Rooftop solar installations have skyrocketed in recent years thanks largely to government incentives and falling prices. Rex Parris, the mayor of Lancaster, Calif., is taking the government's role to a new level in a bid to make his city "the solar energy capital of the world."
Parris announced during an event last week to celebrate KB Home and SunPower's 1,000th solar installation that Lancaster will establish a law requiring solar be installed on every new single-family home built after January 1, 2014, reported Greentech Media. The law will be added during an update to the city's residential zones municipal code (click on "draft residential zones for a PDF of the proposal").
According to the draft provision, residential homes built on a 7,000-square-foot lot in in new subdivisions must have a minimum 1-kilowatt solar photovoltaic installation.
Technically, every new home won't have to have solar panels as long as the subdivision meets the minimum average, which is the total energy generation capacity in kW divided by the number of units in the subdivision. In other words, a few homes with large solar installations could cover the minimum requirement of the entire subdivision.
Builders can opt to meet the requirement off-site by showing evidence of buying solar energy credits from another solar-generating development located within the city.
Parris, a Republican, expressed confidence that he had the city council votes necessary for approval, despite opposition from the building industry, reported Greentech Media.

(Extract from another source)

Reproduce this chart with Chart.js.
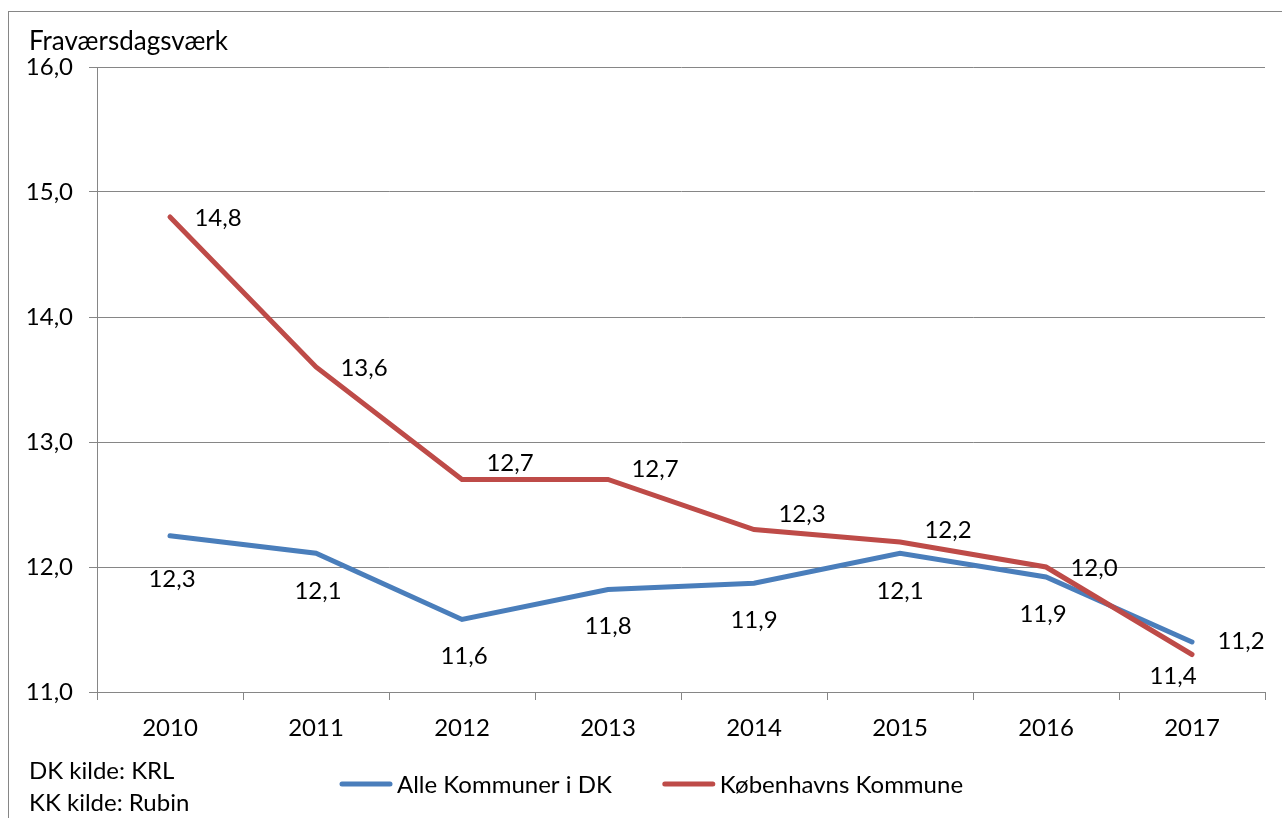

This law, if it's approved, won't guarantee panels in every subdivision. Hawaii's state legislature passed a law that went into effect in 2010 mandating solar water heating for all new single-family homes. In the first 11 months of 2010, the state granted hundreds of variances, or exceptions, representing 22.5 percent of the 1,733 building permits issued for single-family homes over the same period, reported the Star-Advertiser.